Taser use was 'excessive force'
Police officers are under investigation after a man was Tasered in front of his young daughter and officers gave false evidence about it.
The Independent Police Conduct Authority (IPCA) released a report today criticising the actions of two officers who responded to a suspected domestic disturbance in Timaru in December 2011 and several officers involved in a subsequent court case.
The report said the two officers did not follow "good policing practice" when they used a Taser on Timaru man Troy Duanne Hamuera Reuben on December 29, 2011.
Reuben, a freezing worker, was charged with assaulting an officer after the incident.
In the Timaru District Court on July 5, 2012, Judge Joanna Maze said the evidence given by Constables Christopher Pritchard and Rory Chapman about the incident could not be relied on.
In today's findings, IPCA chairman Judge Sir David Carruthers said the use of a Taser on an agitated man was "disproportionate to the perceived threat" he posed and amounted to an "excessive use of force".
The incident happened after a neighbour reported hearing yelling and property being broken at Reuben's house, the IPCA report said.
Pritchard and Chapman entered the house and found Reuben, his partner and his young daughter showering in their togs after a visit to the beach.
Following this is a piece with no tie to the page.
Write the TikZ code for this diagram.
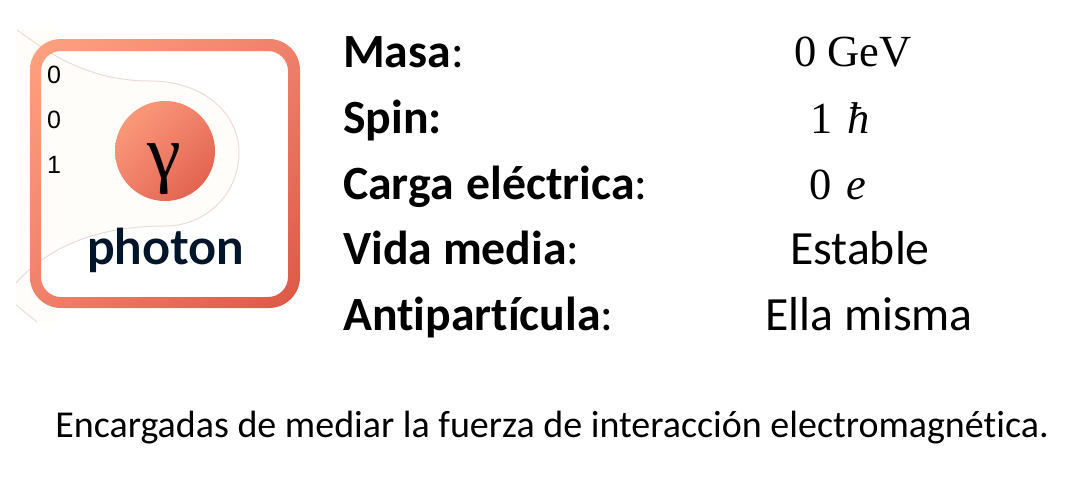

Reuben asked the officers to leave the bathroom, but they refused and an argument ensued.
The officers later claimed in the Timaru District Court that Reuben had tried to throw the shower door at them and used his daughter as a shield as he moved into the lounge.
They claimed Reuben then lunged at one officer, who pepper-sprayed him, while the other officer fired a Taser at Reuben's back.
Reuben was acquitted of the charge of assaulting police.
The IPCA found that even if Reuben had deliberately struck the officer it amounted to only a minor assault.
The use of the pepper-spray was justified, but using the Taser was not a proportionate response, the report said.
Carruthers said the officers should have left the bathroom and waited outside for Reuben and his partner to get dressed.
"Instead they stayed in the bathroom and as the situation escalated the officers presented a Taser and [pepper] spray," he said.
"The use of the Taser, especially in the presence of Mr Reuben's children was excessive and contrary to law."
Before the court hearing, police discovered that the briefs of evidence of the two officers involved were contradicted by the Taser camera footage, but the prosecution was still allowed to proceed.
The IPCA found that both officers knowingly gave false evidence in court and recommended the Police Commissioner investigate the conduct of all officers involved.
Assistant Commissioner Allan Boreham said today that the actions of at least four police officers would come under scrutiny following the domestic incident and subsequent court case.
Employment and criminal investigations into the conduct of all staff involved were launched about a month ago after Boreham learned about the IPCA's findings and spoke with Canterbury district commander Superintendent Gary Knowles.
Detective Inspector Greg Murton, from Canterbury CIB, was leading the criminal investigation and reporting directly to acting Detective Superintendent Paul Berry at Police National Headquarters.
"[Murton] will be given whatever resources he needs and he'll be given whatever time he needs to do a thorough job," Boreham said. It was too early to say what charges, if any, could stem from the investigation, he said.
One of the officers who attended the domestic incident had since resigned from the police, but the other officer was still at work.
Boreham said the IPCA report raised "serious issues".
"We accept the findings of the IPCA report," he said.
"This is a high-demand area for us, dealing with domestic disturbances, and it's really important that we get that right and we haven't.
"For that, I apologise to Mr Reuben and his family.
"Integrity is the core value of the New Zealand Police and it's very important that we get our evidence accurate. That's why we've launched an independent inquiry into the actions of all of the officers involved."
Reuben's solicitor Jay Lovely said his client had not received an apology from either of the officers involved.
Lovely said Reuben's children were traumatised by what they saw.
"In terms of what he wants, he wants his children to grow up with respect for, rather than fear of, the police, and a public apology would be nice.
"His children who observed the incident have been traumatised and require help/assistance.
"This will come at a cost which we trust will be met by the police department. We have made this request, and will re submit."
Lovely said Reuben had qualified for legal aid and the Ministry of Justice "paid less than $1300".
He said without legal aid "this action could not have been redressed".
South Canterbury Police Association representative Paul Hampton said the report "highlights some of the difficulties that police face when they attend volatile and unpredictable domestic incidents".
"These investigations are very stressful for all of the parties involved and what is concerning about this report is that it has taken 27 months since the court hearing and almost three years since the incident to be released," Hampton said.